STATED PROBLEM:
From the top of the entries, reproduce each line exactly, stopping after the line that contains "const greenPop = [0.804, 0.3517, 0.3517];". Omit pictures.

[Code that draws figures]
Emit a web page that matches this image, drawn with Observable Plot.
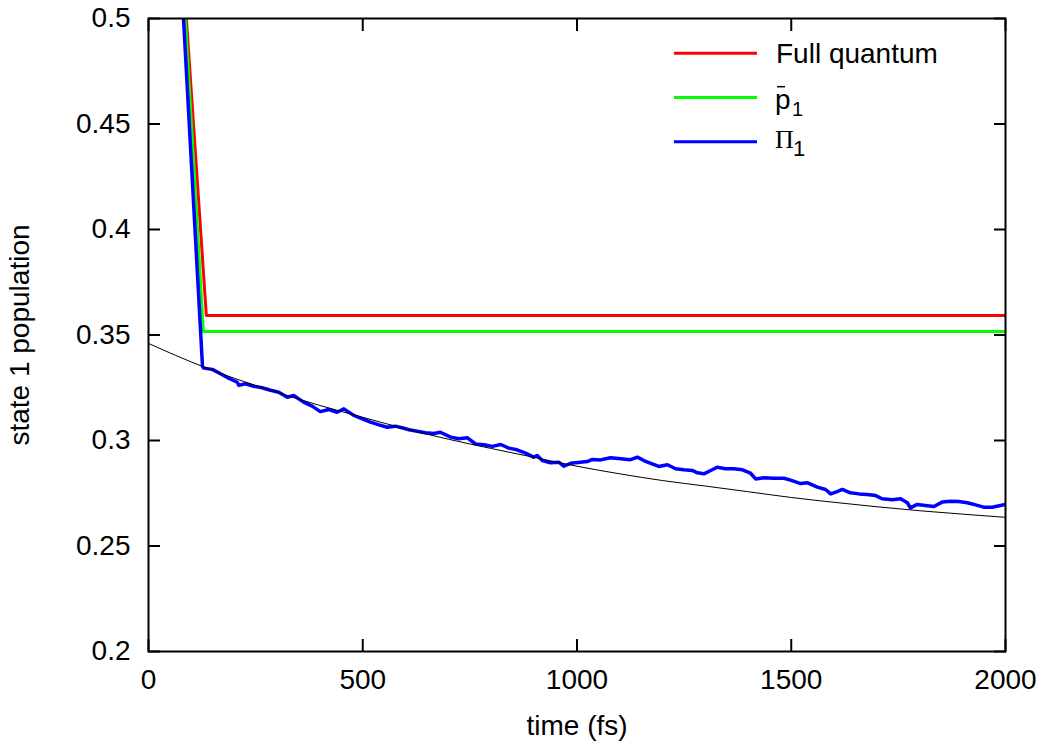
<!DOCTYPE html>
<html>
<head>
<meta charset="utf-8">
<script src="https://cdn.jsdelivr.net/npm/d3@7"></script>
<script src="https://cdn.jsdelivr.net/npm/@observablehq/plot@0.6"></script>
<style>
  body { margin: 0; background: #fff; }
  #wrap { position: relative; width: 1047px; height: 742px; background: #fff; }
  #legend { position: absolute; left: 0; top: 0; pointer-events: none; }
</style>
</head>
<body>
<div id="wrap"></div>
<script>
// ---- data ----
const xTicks = [0, 500, 1000, 1500, 2000];
const xTickLabels = ["0", "500", "1000", "1500", "2000"];
const yTicks = [0.2, 0.25, 0.3, 0.35, 0.4, 0.45, 0.5];
const yTickLabels = ["0.2", "0.25", "0.3", "0.35", "0.4", "0.45", "0.5"];

const seriesNames = ["Full quantum", "p̄1", "Π1"];
const seriesColors = ["#ff0000", "#00ff00", "#0000ff"];

// Full quantum
const redTime = [0, 135, 2000];
const redPop = [0.767, 0.3592, 0.3592];

// p-bar_1
const greenTime = [0, 128, 2000];
const greenPop = [0.804, 0.3517, 0.3517];

// Pi_1
const blueTime = [0,126,129,149,168,187,207,211,226,246,265,285,304,324,339,362,382,401,421,440,456,479,499,518,538,557,576,596,608,627,646,666,681,705,724,744,763,783,802,822,841,860,880,899,907,919,938,958,969,985,1008,1024,1036,1055,1078,1102,1125,1141,1156,1172,1191,1211,1230,1249,1269,1281,1296,1312,1327,1347,1366,1386,1405,1417,1436,1459,1483,1502,1522,1537,1561,1580,1592,1607,1619,1638,1658,1677,1697,1712,1736,1755,1771,1778,1794,1813,1833,1852,1872,1891,1911,1930,1949,1969,1988,2000];
const bluePop = [0.804,0.3351,0.3343,0.3337,0.3316,0.3295,0.3276,0.3261,0.3269,0.3257,0.3250,0.3238,0.3229,0.3205,0.3213,0.3182,0.3163,0.3137,0.3147,0.3134,0.3150,0.3119,0.3103,0.3087,0.3074,0.3063,0.3068,0.3058,0.3051,0.3044,0.3037,0.3033,0.3039,0.3016,0.3008,0.3013,0.2984,0.2980,0.2972,0.2981,0.2964,0.2956,0.2940,0.2921,0.2929,0.2905,0.2894,0.2897,0.2878,0.2892,0.2897,0.2900,0.2910,0.2908,0.2918,0.2913,0.2909,0.2921,0.2905,0.2892,0.2877,0.2885,0.2866,0.2861,0.2858,0.2847,0.2842,0.2858,0.2873,0.2866,0.2866,0.2861,0.2845,0.2818,0.2823,0.2821,0.2821,0.2810,0.2796,0.2800,0.2779,0.2768,0.2747,0.2758,0.2768,0.2752,0.2747,0.2744,0.2739,0.2724,0.2719,0.2724,0.2705,0.2681,0.2697,0.2692,0.2687,0.2708,0.2712,0.2711,0.2705,0.2695,0.2684,0.2684,0.2692,0.2697];

// thin black fitted curve
const fitTime = [0,100,200,300,400,500,600,700,800,900,1000,1100,1200,1300,1400,1500,1600,1700,1800,1900,2000];
const fitPop = [0.346,0.3372,0.3295,0.3228,0.3166,0.3110,0.3055,0.3006,0.2962,0.2920,0.2878,0.2842,0.2810,0.2784,0.2757,0.2730,0.2707,0.2686,0.2667,0.2651,0.2636];

// ---- build ----
const rows = (ts, vs) => ts.map((t, i) => ({t, v: vs[i]}));
const FONT = '"Liberation Sans", Arial, Helvetica, sans-serif';

const chart = Plot.plot({
  width: 1047,
  height: 742,
  marginLeft: 148,
  marginRight: 42,
  marginTop: 18,
  marginBottom: 91,
  style: {fontFamily: FONT, fontSize: "28px", color: "#000", background: "#fff"},
  x: {domain: [0, 2000]},
  y: {domain: [0.2, 0.5]},
  marks: [
    Plot.line(rows(redTime, redPop), {x: "t", y: "v", stroke: seriesColors[0], strokeWidth: 3, clip: true}),
    Plot.line(rows(greenTime, greenPop), {x: "t", y: "v", stroke: seriesColors[1], strokeWidth: 3, clip: true}),
    Plot.line(rows(blueTime, bluePop), {x: "t", y: "v", stroke: seriesColors[2], strokeWidth: 3.5, clip: true}),
    Plot.line(rows(fitTime, fitPop), {x: "t", y: "v", stroke: "#000", strokeWidth: 1, curve: "monotone-x", clip: true}),
    Plot.axisY(yTicks, {anchor: "left", tickSize: -12, tickPadding: 30, strokeWidth: 2,
      tickFormat: d => yTickLabels[yTicks.indexOf(d)],
      label: "state 1 population", labelAnchor: "center", labelOffset: 139, labelArrow: "none"}),
    Plot.axisY(yTicks, {anchor: "right", tickSize: -12, strokeWidth: 2, tickFormat: () => "", label: null}),
    Plot.axisX(xTicks, {anchor: "bottom", tickSize: -12, tickPadding: 30, strokeWidth: 2,
      tickFormat: d => xTickLabels[xTicks.indexOf(d)],
      label: "time (fs)", labelAnchor: "center", labelOffset: 83, labelArrow: "none"}),
    Plot.axisX(xTicks, {anchor: "top", tickSize: -12, strokeWidth: 2, tickFormat: () => "", label: null}),
    Plot.frame({stroke: "#000", strokeWidth: 2})
  ]
});

const wrap = document.getElementById("wrap");
wrap.appendChild(chart);

// ---- legend (inside the frame, top right) ----
const leg = d3.select(wrap).append("svg")
  .attr("id", "legend")
  .attr("width", 1047).attr("height", 742)
  .style("font-family", FONT);

const rowY = [53.3, 97.5, 141.7];
seriesColors.forEach((c, i) => {
  leg.append("line")
    .attr("x1", 674).attr("x2", 757)
    .attr("y1", rowY[i]).attr("y2", rowY[i])
    .attr("stroke", c).attr("stroke-width", 3);
});
// Full quantum
leg.append("text").attr("x", 776).attr("y", rowY[0] + 9.4)
  .attr("font-size", 28).text(seriesNames[0]);
// p-bar with subscript 1
leg.append("text").attr("x", 775).attr("y", rowY[1] + 11.7)
  .attr("font-size", 28).text(seriesNames[1].charAt(0));
leg.append("line").attr("x1", 777).attr("x2", 785)
  .attr("y1", rowY[1] - 10.8).attr("y2", rowY[1] - 10.8)
  .attr("stroke", "#000").attr("stroke-width", 1.5);
leg.append("text").attr("x", 792).attr("y", rowY[1] + 18.4)
  .attr("font-size", 20).text(seriesNames[1].slice(-1));
// Pi with subscript 1
leg.append("text").attr("x", 775).attr("y", rowY[2] + 6)
  .attr("font-size", 26).attr("font-family", '"Liberation Serif", "Times New Roman", serif')
  .text(seriesNames[2].charAt(0));
leg.append("text").attr("x", 793).attr("y", rowY[2] + 14)
  .attr("font-size", 22).text(seriesNames[2].slice(-1));
</script>
</body>
</html>
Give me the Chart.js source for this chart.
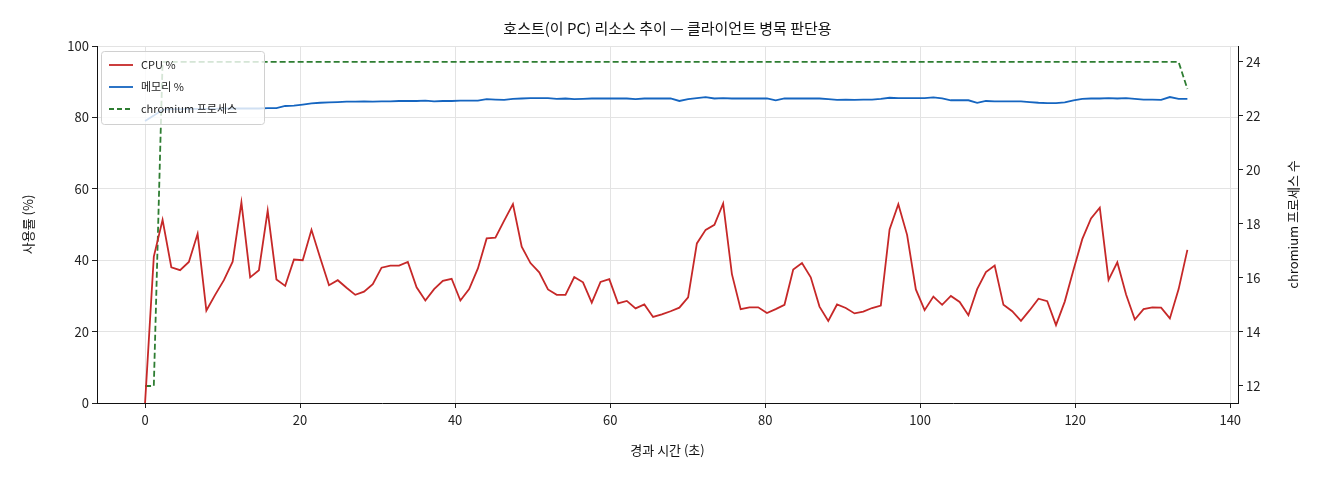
<!DOCTYPE html>
<html><head><meta charset="utf-8">
<script src="https://cdn.jsdelivr.net/npm/chart.js@4"></script>
<style>html,body{margin:0;padding:0;background:#fff}#w{width:1320px;height:480px}</style>
</head><body><div id="w"><canvas id="c"></canvas></div>
<script>
const times=[0,1.13,2.26,3.39,4.52,5.65,6.78,7.91,9.04,10.17,11.3,12.43,13.56,14.69,15.82,16.95,18.08,19.21,20.34,21.47,22.6,23.73,24.86,25.99,27.12,28.25,29.38,30.51,31.64,32.77,33.9,35.03,36.16,37.29,38.42,39.55,40.68,41.81,42.94,44.07,45.2,46.33,47.46,48.59,49.72,50.85,51.98,53.11,54.24,55.37,56.5,57.63,58.76,59.89,61.02,62.15,63.28,64.41,65.54,66.67,67.8,68.93,70.06,71.19,72.32,73.45,74.58,75.71,76.84,77.97,79.1,80.23,81.36,82.49,83.62,84.75,85.88,87.01,88.14,89.27,90.4,91.53,92.66,93.79,94.92,96.05,97.18,98.31,99.44,100.57,101.7,102.83,103.96,105.09,106.22,107.35,108.48,109.61,110.74,111.87,113,114.13,115.26,116.39,117.52,118.65,119.78,120.91,122.04,123.17,124.3,125.43,126.56,127.69,128.82,129.95,131.08,132.21,133.34,134.47];
const cpu=[0,41,51.3,38,37.2,39.5,47.4,25.9,30.3,34.4,39.6,56.2,35.2,37.2,53.9,34.6,32.8,40.2,40,48.5,40.6,33,34.4,32.3,30.3,31.2,33.3,37.9,38.5,38.5,39.5,32.4,28.7,31.9,34.2,34.8,28.7,31.9,37.7,46.1,
46.3,51.1,55.7,43.8,39.2,36.6,31.8,30.3,30.3,35.3,33.8,28.1,33.9,34.7,27.9,28.6,26.5,27.6,24.1,24.8,25.7,26.7,29.6,44.7,48.5,49.9,55.9,36.1,26.3,26.8,26.8,25.2,26.3,27.5,37.4,39.2,35.2,27,23,27.6,
26.6,25.1,25.6,26.6,27.3,48.6,55.7,47.1,31.8,26,29.8,27.5,30,28.3,24.6,31.9,36.7,38.5,27.5,25.7,23,26,29.2,28.5,21.8,28.4,37.3,45.9,51.7,54.7,34.5,39.4,30.4,23.4,26.3,26.8,26.7,23.7,31.9,42.9];
const mem=[79,80.5,82.2,82.3,82.3,82.4,82.4,82.4,82.4,82.5,82.5,82.5,82.5,82.5,82.6,82.6,83.2,83.3,83.6,83.9,84.1,84.2,84.3,84.4,84.4,84.5,84.4,84.5,84.5,84.6,84.6,84.6,84.7,84.5,84.6,84.6,84.7,84.7,84.7,85.1,
85,84.9,85.2,85.3,85.4,85.4,85.4,85.2,85.3,85.1,85.2,85.3,85.3,85.3,85.3,85.3,85.1,85.3,85.3,85.3,85.3,84.6,85.1,85.4,85.7,85.3,85.4,85.3,85.3,85.3,85.3,85.3,84.8,85.3,85.3,85.3,85.3,85.3,85.1,84.9,
85,84.9,85,85,85.2,85.5,85.4,85.4,85.4,85.4,85.6,85.3,84.8,84.8,84.8,84.1,84.6,84.5,84.5,84.5,84.5,84.3,84.1,84,84,84.2,84.8,85.2,85.3,85.3,85.4,85.3,85.4,85.2,85,85,84.9,85.7,85.2,85.2];
const procs=[12,12].concat(new Array(117).fill(24)).concat([23]);
const xTicks=[0,20,40,60,80,100,120,140];
const FONT='"Noto Sans CJK KR","Noto Sans",sans-serif';
const pts=a=>a.map((v,i)=>({x:times[i],y:v}));
const fixW=w=>s=>{s.width=w;};
const deco={id:'deco',afterDraw(ch){
  const c=ch.ctx,a=ch.chartArea;c.save();c.fillStyle='#111';
  c.font='15px '+FONT;c.textAlign='center';c.textBaseline='middle';
  c.fillText('호스트(이 PC) 리소스 추이 — 클라이언트 병목 판단용',(a.left+a.right)/2,28);
  c.font='13px '+FONT;
  c.fillText('경과 시간 (초)',(a.left+a.right)/2,450);
  c.save();c.translate(28,(a.top+a.bottom)/2);c.rotate(-Math.PI/2);c.fillText('사용률 (%)',0,0);c.restore();
  c.save();c.translate(1293,(a.top+a.bottom)/2);c.rotate(-Math.PI/2);c.fillText('chromium 프로세스 수',0,0);c.restore();
  // legend
  const lx=a.left+4,ly=a.top+5,lw=163,lh=73;
  c.fillStyle='rgba(255,255,255,0.8)';c.strokeStyle='#d0d0d0';c.lineWidth=1;
  c.beginPath();c.roundRect(lx+0.5,ly+0.5,lw,lh,3);c.fill();c.stroke();
  const items=[['CPU %','#c62828',[]],['메모리 %','#1565c0',[]],['chromium 프로세스','#2e7d32',[5,3]]];
  c.font='11px '+FONT;c.textAlign='left';
  items.forEach((it,k)=>{const y=ly+14+k*22;c.strokeStyle=it[1];c.lineWidth=1.8;c.setLineDash(it[2]);
    c.beginPath();c.moveTo(lx+8,y);c.lineTo(lx+32,y);c.stroke();c.setLineDash([]);
    c.fillStyle='#222';c.fillText(it[0],lx+40,y);});
  c.restore();}};
new Chart(document.getElementById('c'),{type:'line',
 data:{datasets:[
  {label:'CPU %',data:pts(cpu),borderColor:'#c62828',borderWidth:1.8,pointRadius:0,yAxisID:'y',tension:0},
  {label:'메모리 %',data:pts(mem),borderColor:'#1565c0',borderWidth:1.8,pointRadius:0,yAxisID:'y',tension:0},
  {label:'chromium 프로세스',data:pts(procs),borderColor:'#2e7d32',borderWidth:1.8,borderDash:[6,3],pointRadius:0,yAxisID:'y2',tension:0}]},
 options:{responsive:true,maintainAspectRatio:false,animation:false,
  layout:{padding:{top:46,left:0,right:0,bottom:0}},
  plugins:{legend:{display:false},title:{display:false},tooltip:{enabled:false}},
  scales:{
   x:{type:'linear',min:-6.2,max:141,afterFit:s=>{s.height=77;},
      afterBuildTicks:s=>{s.ticks=xTicks.map(v=>({value:v}));},
      grid:{color:'#e3e3e3',tickColor:'#222',tickLength:5},border:{color:'#111'},
      ticks:{color:'#222',font:{size:13,family:FONT},maxRotation:0,padding:4}},
   y:{min:0,max:100,afterFit:fixW(97),ticks:{stepSize:20,color:'#222',font:{size:13,family:FONT}},
      grid:{color:'#e3e3e3',tickColor:'#222',tickLength:5},border:{color:'#111'}},
   y2:{position:'right',min:11.37,max:24.59,afterFit:fixW(82),
      afterBuildTicks:s=>{s.ticks=[12,14,16,18,20,22,24].map(v=>({value:v}));},
      ticks:{color:'#222',font:{size:13,family:FONT}},
      grid:{drawOnChartArea:false,tickColor:'#222',tickLength:5},border:{color:'#111'}}}},
 plugins:[deco]});
</script></body></html>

EXPECTED ANSWER:
Emit a web page that matches this image, drawn with Observable Plot.
<!DOCTYPE html>
<html>
<head>
<meta charset="utf-8">
<script src="https://cdn.jsdelivr.net/npm/d3@7"></script>
<script src="https://cdn.jsdelivr.net/npm/@observablehq/plot@0.6"></script>
<style>
  body { margin: 0; background: #fff; }
  #wrap { position: relative; width: 1047px; height: 742px; background: #fff; }
  #legend { position: absolute; left: 0; top: 0; pointer-events: none; }
</style>
</head>
<body>
<div id="wrap"></div>
<script>
// ---- data ----
const xTicks = [0, 500, 1000, 1500, 2000];
const xTickLabels = ["0", "500", "1000", "1500", "2000"];
const yTicks = [0.2, 0.25, 0.3, 0.35, 0.4, 0.45, 0.5];
const yTickLabels = ["0.2", "0.25", "0.3", "0.35", "0.4", "0.45", "0.5"];

const seriesNames = ["Full quantum", "p̄1", "Π1"];
const seriesColors = ["#ff0000", "#00ff00", "#0000ff"];

// Full quantum
const redTime = [0, 135, 2000];
const redPop = [0.767, 0.3592, 0.3592];

// p-bar_1
const greenTime = [0, 128, 2000];
const greenPop = [0.804, 0.3517, 0.3517];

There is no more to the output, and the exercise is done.